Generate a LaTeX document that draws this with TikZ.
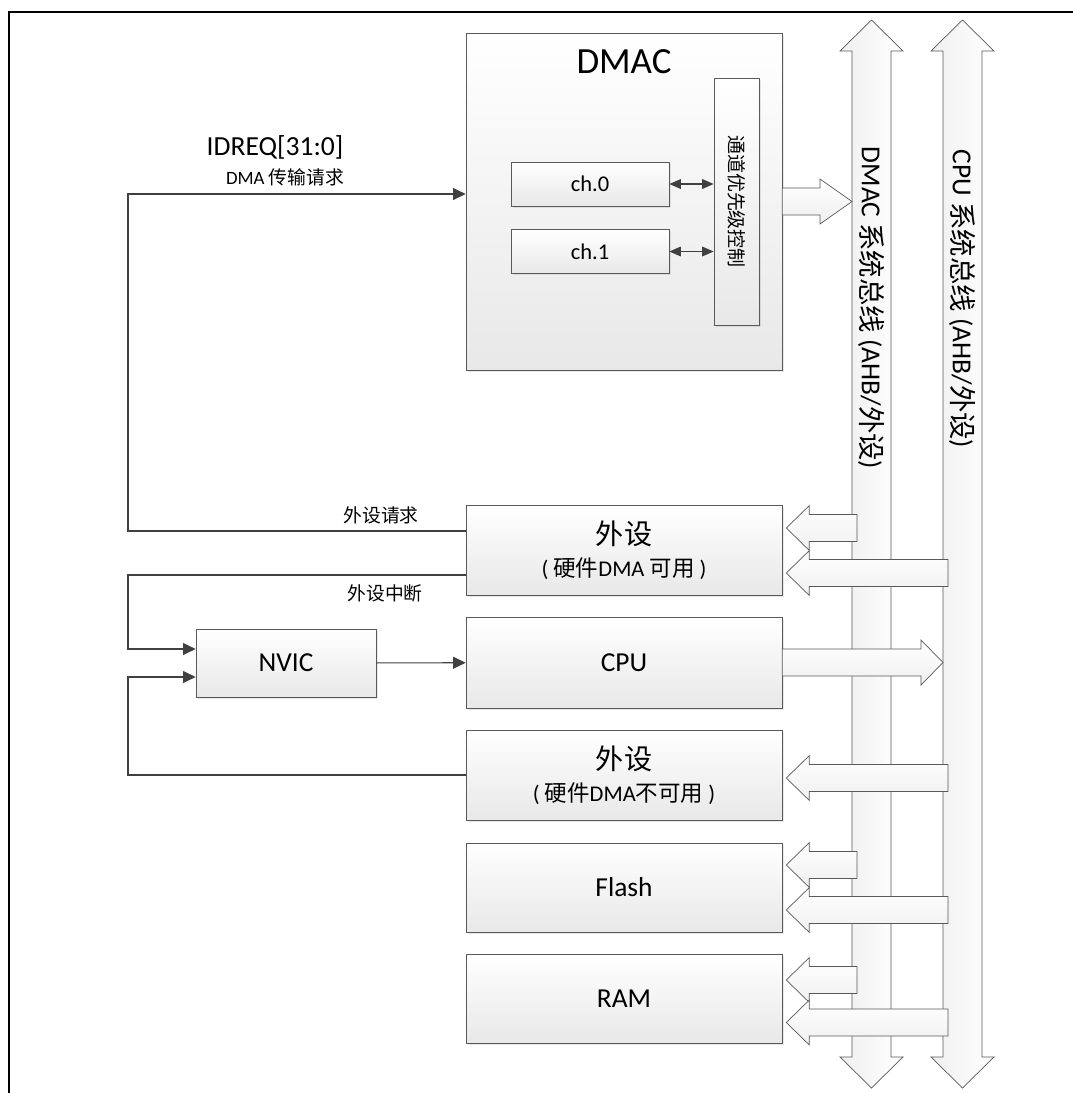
\documentclass[tikz,border=0pt]{standalone}
\usepackage{fontspec}
\setmainfont{Carlito}
\newfontfamily\cjk{Noto Sans CJK SC}
\usetikzlibrary{arrows.meta,calc,shadows}
\newcommand{\fsz}[1]{\fontsize{#1}{18}\selectfont}
% block arrow from a bus (#2) to the east side of a box (#1), #3 = offset from box centre
\newcommand{\busin}[3]{\draw[fat] let \p1=($(#1.east)+(4,#3)$), \p2=(#2) in
  (\p1) -- ++(23,-22.5) -- ++(0,9) -- ($(\x2,\y1)+(5,-13.5)$) -- ($(\x2,\y1)+(5,13.5)$)
  -- ($(\p1)+(23,13.5)$) -- ++(0,9) -- cycle;}
% block arrow from a box side (#1) to a bus (#2), #3 = head length
\newcommand{\busout}[3]{\draw[fat] let \p1=(#1), \p2=(#2) in
  (\x2,\y1) -- ++(-#3,22.5) -- ++(0,-9) -- ($(\p1)+(0,13.5)$) -- ($(\p1)+(0,-13.5)$)
  -- ($(\x2,\y1)+(-#3,-13.5)$) -- ++(0,-9) -- cycle;}
\tikzset{
  blk/.style={draw=black!65, top color=white, bottom color=gray!18, inner sep=0pt, align=center,
    drop shadow={shadow xshift=1pt, shadow yshift=-1pt, opacity=0.18}},
  arr/.style={draw=black!75, line width=0.6pt, -{Triangle[length=7.2pt, width=6.8pt]}},
  darr/.style={draw=black!75, line width=0.6pt, {Triangle[length=6.5pt, width=5.5pt]}-{Triangle[length=6.5pt, width=5.5pt]}},
  fat/.style={draw=black!65, top color=white, bottom color=gray!12},
  bus/.style={draw=black!65, left color=gray!12, right color=white},
  lbl/.style={font=\fsz{10.7}\cjk},
}
\begin{document}
\begin{tikzpicture}[x=0.02cm, y=-0.02cm]
  \useasboundingbox (0,0) rectangle (1073,1093);
  \draw[line width=1.5pt] (9,1093) -- (9,12) -- (1073,12);
  % buses
  \foreach \cx in {871.5,962.5}
    \draw[bus] (\cx,20) -- ++(31.5,31) -- ++(-12,0) -- (\cx+19.5,1057) -- ++(12,0) -- (\cx,1088)
      -- ++(-31.5,-31) -- ++(12,0) -- (\cx-19.5,51) -- ++(-12,0) -- cycle;
  \coordinate (dbus) at (852,0);
  \coordinate (cbus) at (943,0);
  \node[rotate=-90, font=\fsz{15.6}] (dbuslbl) at (871.5,308) {DMAC {\cjk 系统总线} (AHB/{\cjk 外设})};
  \node[rotate=-90, font=\fsz{15.6}] (cbuslbl) at (962.5,299) {CPU {\cjk 系统总线} (AHB/{\cjk 外设})};
  % DMAC
  \node[blk, minimum width=6.32cm, minimum height=6.74cm] (dmac) at (624,201.5) {};
  \node[font=\fsz{21}] (dmactitle) at (624,62) {DMAC};
  \node[blk, minimum width=3.16cm, minimum height=0.88cm, font=\fsz{12.8}] (ch0) at (590,184) {ch.0};
  \node[blk, minimum width=3.16cm, minimum height=0.88cm, font=\fsz{12.8}] (ch1) at (590,251.5) {ch.1};
  \node[blk, minimum width=0.9cm, minimum height=4.94cm] (prio) at (736.5,201.5) {};
  \node[rotate=-90, font=\fsz{10.8}\cjk] (priolbl) at (prio) {通道优先级控制};
  \draw[darr] (ch0) -- (ch0 -| prio.west);
  \draw[darr] (ch1) -- (ch1 -| prio.west);
  % boxes
  \node[blk, minimum width=6.32cm, minimum height=1.8cm, font=\fsz{12.8}] (per1) at (624,550)
    {{\fsz{16}\cjk 外设}\\( {\cjk 硬件}DMA {\cjk 可用} )};
  \node[blk, minimum width=6.32cm, minimum height=1.82cm, font=\fsz{15.6}] (cpu) at (624,662.5) {CPU};
  \node[blk, minimum width=6.32cm, minimum height=1.8cm, font=\fsz{12.8}] (per2) at (624,775)
    {{\fsz{16}\cjk 外设}\\( {\cjk 硬件}DMA{\cjk 不可用} )};
  \node[blk, minimum width=6.32cm, minimum height=1.78cm, font=\fsz{15.6}] (flash) at (624,887.5) {Flash};
  \node[blk, minimum width=6.32cm, minimum height=1.78cm, font=\fsz{15.6}] (ram) at (624,999) {RAM};
  \node[blk, minimum width=3.6cm, minimum height=1.36cm, font=\fsz{15.6}] (nvic) at (286,663) {NVIC};
  % block arrows to and from the buses
  \busout{dmac.east}{dbus}{32}
  \busout{cpu.east}{cbus}{22}
  \busin{per1}{dbus}{-22}
  \busin{per1}{cbus}{23}
  \busin{per2}{cbus}{3}
  \busin{flash}{dbus}{-22.5}
  \busin{flash}{cbus}{22.5}
  \busin{ram}{dbus}{-19}
  \busin{ram}{cbus}{23.5}
  % request and interrupt lines
  \coordinate (lft) at (128,0);
  \coordinate (p1req) at ($(per1.west)+(0,-19)$);
  \coordinate (p1int) at ($(per1.west)+(0,25)$);
  \draw[arr] (p1req) -- (p1req -| lft) |- ($(dmac.west)+(0,-7.5)$);
  \draw[arr] (p1int) -- (p1int -| lft) |- ($(nvic.west)+(0,-14)$);
  \draw[arr] (per2.west) -- (per2.west -| lft) |- ($(nvic.west)+(0,14)$);
  \draw[arr] (nvic) -- (cpu);
  \node[font=\fsz{15.7}] (idreq) at (275,147) {IDREQ[31:0]};
  \node[font=\fsz{10.7}] (dmareq) at (285,177) {DMA {\cjk 传输请求}};
  \node[lbl] (reqlbl) at (381,515) {外设请求};
  \node[lbl] (intlbl) at (385,593) {外设中断};
\end{tikzpicture}
\end{document}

=-=-=

-- Stated problem --
Repeat the listing in full and exactly. Leave any pictures out.

-- Response to the task --
Generate a LaTeX document that draws this with TikZ.
\documentclass[tikz,border=0pt]{standalone}
\usepackage{fontspec}
\setmainfont{Carlito}
\newfontfamily\cjk{Noto Sans CJK SC}
\usetikzlibrary{arrows.meta,calc,shadows}
\newcommand{\fsz}[1]{\fontsize{#1}{18}\selectfont}
% block arrow from a bus (#2) to the east side of a box (#1), #3 = offset from box centre
\newcommand{\busin}[3]{\draw[fat] let \p1=($(#1.east)+(4,#3)$), \p2=(#2) in
  (\p1) -- ++(23,-22.5) -- ++(0,9) -- ($(\x2,\y1)+(5,-13.5)$) -- ($(\x2,\y1)+(5,13.5)$)
  -- ($(\p1)+(23,13.5)$) -- ++(0,9) -- cycle;}
% block arrow from a box side (#1) to a bus (#2), #3 = head length
\newcommand{\busout}[3]{\draw[fat] let \p1=(#1), \p2=(#2) in
  (\x2,\y1) -- ++(-#3,22.5) -- ++(0,-9) -- ($(\p1)+(0,13.5)$) -- ($(\p1)+(0,-13.5)$)
  -- ($(\x2,\y1)+(-#3,-13.5)$) -- ++(0,-9) -- cycle;}
\tikzset{
  blk/.style={draw=black!65, top color=white, bottom color=gray!18, inner sep=0pt, align=center,
    drop shadow={shadow xshift=1pt, shadow yshift=-1pt, opacity=0.18}},
  arr/.style={draw=black!75, line width=0.6pt, -{Triangle[length=7.2pt, width=6.8pt]}},
  darr/.style={draw=black!75, line width=0.6pt, {Triangle[length=6.5pt, width=5.5pt]}-{Triangle[length=6.5pt, width=5.5pt]}},
  fat/.style={draw=black!65, top color=white, bottom color=gray!12},
  bus/.style={draw=black!65, left color=gray!12, right color=white},
  lbl/.style={font=\fsz{10.7}\cjk},
}
\begin{document}
\begin{tikzpicture}[x=0.02cm, y=-0.02cm]
  \useasboundingbox (0,0) rectangle (1073,1093);
  \draw[line width=1.5pt] (9,1093) -- (9,12) -- (1073,12);
  % buses
  \foreach \cx in {871.5,962.5}
    \draw[bus] (\cx,20) -- ++(31.5,31) -- ++(-12,0) -- (\cx+19.5,1057) -- ++(12,0) -- (\cx,1088)
      -- ++(-31.5,-31) -- ++(12,0) -- (\cx-19.5,51) -- ++(-12,0) -- cycle;
  \coordinate (dbus) at (852,0);
  \coordinate (cbus) at (943,0);
  \node[rotate=-90, font=\fsz{15.6}] (dbuslbl) at (871.5,308) {DMAC {\cjk 系统总线} (AHB/{\cjk 外设})};
  \node[rotate=-90, font=\fsz{15.6}] (cbuslbl) at (962.5,299) {CPU {\cjk 系统总线} (AHB/{\cjk 外设})};
  % DMAC
  \node[blk, minimum width=6.32cm, minimum height=6.74cm] (dmac) at (624,201.5) {};
  \node[font=\fsz{21}] (dmactitle) at (624,62) {DMAC};
  \node[blk, minimum width=3.16cm, minimum height=0.88cm, font=\fsz{12.8}] (ch0) at (590,184) {ch.0};
  \node[blk, minimum width=3.16cm, minimum height=0.88cm, font=\fsz{12.8}] (ch1) at (590,251.5) {ch.1};
  \node[blk, minimum width=0.9cm, minimum height=4.94cm] (prio) at (736.5,201.5) {};
  \node[rotate=-90, font=\fsz{10.8}\cjk] (priolbl) at (prio) {通道优先级控制};
  \draw[darr] (ch0) -- (ch0 -| prio.west);
  \draw[darr] (ch1) -- (ch1 -| prio.west);
  % boxes
  \node[blk, minimum width=6.32cm, minimum height=1.8cm, font=\fsz{12.8}] (per1) at (624,550)
    {{\fsz{16}\cjk 外设}\\( {\cjk 硬件}DMA {\cjk 可用} )};
  \node[blk, minimum width=6.32cm, minimum height=1.82cm, font=\fsz{15.6}] (cpu) at (624,662.5) {CPU};
  \node[blk, minimum width=6.32cm, minimum height=1.8cm, font=\fsz{12.8}] (per2) at (624,775)
    {{\fsz{16}\cjk 外设}\\( {\cjk 硬件}DMA{\cjk 不可用} )};
  \node[blk, minimum width=6.32cm, minimum height=1.78cm, font=\fsz{15.6}] (flash) at (624,887.5) {Flash};
  \node[blk, minimum width=6.32cm, minimum height=1.78cm, font=\fsz{15.6}] (ram) at (624,999) {RAM};
  \node[blk, minimum width=3.6cm, minimum height=1.36cm, font=\fsz{15.6}] (nvic) at (286,663) {NVIC};
  % block arrows to and from the buses
  \busout{dmac.east}{dbus}{32}
  \busout{cpu.east}{cbus}{22}
  \busin{per1}{dbus}{-22}
  \busin{per1}{cbus}{23}
  \busin{per2}{cbus}{3}
  \busin{flash}{dbus}{-22.5}
  \busin{flash}{cbus}{22.5}
  \busin{ram}{dbus}{-19}
  \busin{ram}{cbus}{23.5}
  % request and interrupt lines
  \coordinate (lft) at (128,0);
  \coordinate (p1req) at ($(per1.west)+(0,-19)$);
  \coordinate (p1int) at ($(per1.west)+(0,25)$);
  \draw[arr] (p1req) -- (p1req -| lft) |- ($(dmac.west)+(0,-7.5)$);
  \draw[arr] (p1int) -- (p1int -| lft) |- ($(nvic.west)+(0,-14)$);
  \draw[arr] (per2.west) -- (per2.west -| lft) |- ($(nvic.west)+(0,14)$);
  \draw[arr] (nvic) -- (cpu);
  \node[font=\fsz{15.7}] (idreq) at (275,147) {IDREQ[31:0]};
  \node[font=\fsz{10.7}] (dmareq) at (285,177) {DMA {\cjk 传输请求}};
  \node[lbl] (reqlbl) at (381,515) {外设请求};
  \node[lbl] (intlbl) at (385,593) {外设中断};
\end{tikzpicture}
\end{document}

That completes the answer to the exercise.